## EXERCISE PROMPT
Write out all the data again, exactly as it stands.

## RECORDED INFORMATION

———

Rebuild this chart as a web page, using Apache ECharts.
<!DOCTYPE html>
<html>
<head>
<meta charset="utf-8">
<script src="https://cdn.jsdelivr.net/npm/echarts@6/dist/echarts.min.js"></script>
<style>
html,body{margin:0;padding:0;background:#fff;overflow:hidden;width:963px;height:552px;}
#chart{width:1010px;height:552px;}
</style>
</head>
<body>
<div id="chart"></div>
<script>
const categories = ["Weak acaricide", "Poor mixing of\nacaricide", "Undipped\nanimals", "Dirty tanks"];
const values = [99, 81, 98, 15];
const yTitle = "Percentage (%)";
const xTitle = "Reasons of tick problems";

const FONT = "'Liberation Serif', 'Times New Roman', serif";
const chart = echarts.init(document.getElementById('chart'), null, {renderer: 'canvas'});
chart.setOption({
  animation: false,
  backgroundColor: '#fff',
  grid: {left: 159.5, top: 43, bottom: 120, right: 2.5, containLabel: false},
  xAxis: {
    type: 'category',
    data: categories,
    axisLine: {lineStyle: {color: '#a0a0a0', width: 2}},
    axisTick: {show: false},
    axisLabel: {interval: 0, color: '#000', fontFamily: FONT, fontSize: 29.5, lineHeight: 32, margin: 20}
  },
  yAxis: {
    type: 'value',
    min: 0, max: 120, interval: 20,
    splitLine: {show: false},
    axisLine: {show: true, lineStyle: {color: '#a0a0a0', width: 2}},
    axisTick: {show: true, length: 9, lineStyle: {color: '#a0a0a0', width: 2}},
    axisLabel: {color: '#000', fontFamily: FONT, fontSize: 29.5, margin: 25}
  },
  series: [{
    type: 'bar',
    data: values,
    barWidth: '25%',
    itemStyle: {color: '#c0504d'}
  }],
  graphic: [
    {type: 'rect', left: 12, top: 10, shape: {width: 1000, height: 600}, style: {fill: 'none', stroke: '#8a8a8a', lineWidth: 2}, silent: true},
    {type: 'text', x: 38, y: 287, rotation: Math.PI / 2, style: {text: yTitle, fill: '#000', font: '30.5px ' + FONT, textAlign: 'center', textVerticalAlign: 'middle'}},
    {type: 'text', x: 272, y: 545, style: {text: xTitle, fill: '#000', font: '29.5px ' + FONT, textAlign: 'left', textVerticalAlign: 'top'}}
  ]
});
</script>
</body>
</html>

———

## RIGHT ANSWER
Rebuild this chart as a web page, using Apache ECharts.
<!DOCTYPE html>
<html>
<head>
<meta charset="utf-8">
<script src="https://cdn.jsdelivr.net/npm/echarts@6/dist/echarts.min.js"></script>
<style>
html,body{margin:0;padding:0;background:#fff;overflow:hidden;width:963px;height:552px;}
#chart{width:1010px;height:552px;}
</style>
</head>
<body>
<div id="chart"></div>
<script>
const categories = ["Weak acaricide", "Poor mixing of\nacaricide", "Undipped\nanimals", "Dirty tanks"];
const values = [99, 81, 98, 15];
const yTitle = "Percentage (%)";
const xTitle = "Reasons of tick problems";

const FONT = "'Liberation Serif', 'Times New Roman', serif";
const chart = echarts.init(document.getElementById('chart'), null, {renderer: 'canvas'});
chart.setOption({
  animation: false,
  backgroundColor: '#fff',
  grid: {left: 159.5, top: 43, bottom: 120, right: 2.5, containLabel: false},
  xAxis: {
    type: 'category',
    data: categories,
    axisLine: {lineStyle: {color: '#a0a0a0', width: 2}},
    axisTick: {show: false},
    axisLabel: {interval: 0, color: '#000', fontFamily: FONT, fontSize: 29.5, lineHeight: 32, margin: 20}
  },
  yAxis: {
    type: 'value',
    min: 0, max: 120, interval: 20,
    splitLine: {show: false},
    axisLine: {show: true, lineStyle: {color: '#a0a0a0', width: 2}},
    axisTick: {show: true, length: 9, lineStyle: {color: '#a0a0a0', width: 2}},
    axisLabel: {color: '#000', fontFamily: FONT, fontSize: 29.5, margin: 25}
  },
  series: [{
    type: 'bar',
    data: values,
    barWidth: '25%',
    itemStyle: {color: '#c0504d'}
  }],
  graphic: [
    {type: 'rect', left: 12, top: 10, shape: {width: 1000, height: 600}, style: {fill: 'none', stroke: '#8a8a8a', lineWidth: 2}, silent: true},
    {type: 'text', x: 38, y: 287, rotation: Math.PI / 2, style: {text: yTitle, fill: '#000', font: '30.5px ' + FONT, textAlign: 'center', textVerticalAlign: 'middle'}},
    {type: 'text', x: 272, y: 545, style: {text: xTitle, fill: '#000', font: '29.5px ' + FONT, textAlign: 'left', textVerticalAlign: 'top'}}
  ]
});
</script>
</body>
</html>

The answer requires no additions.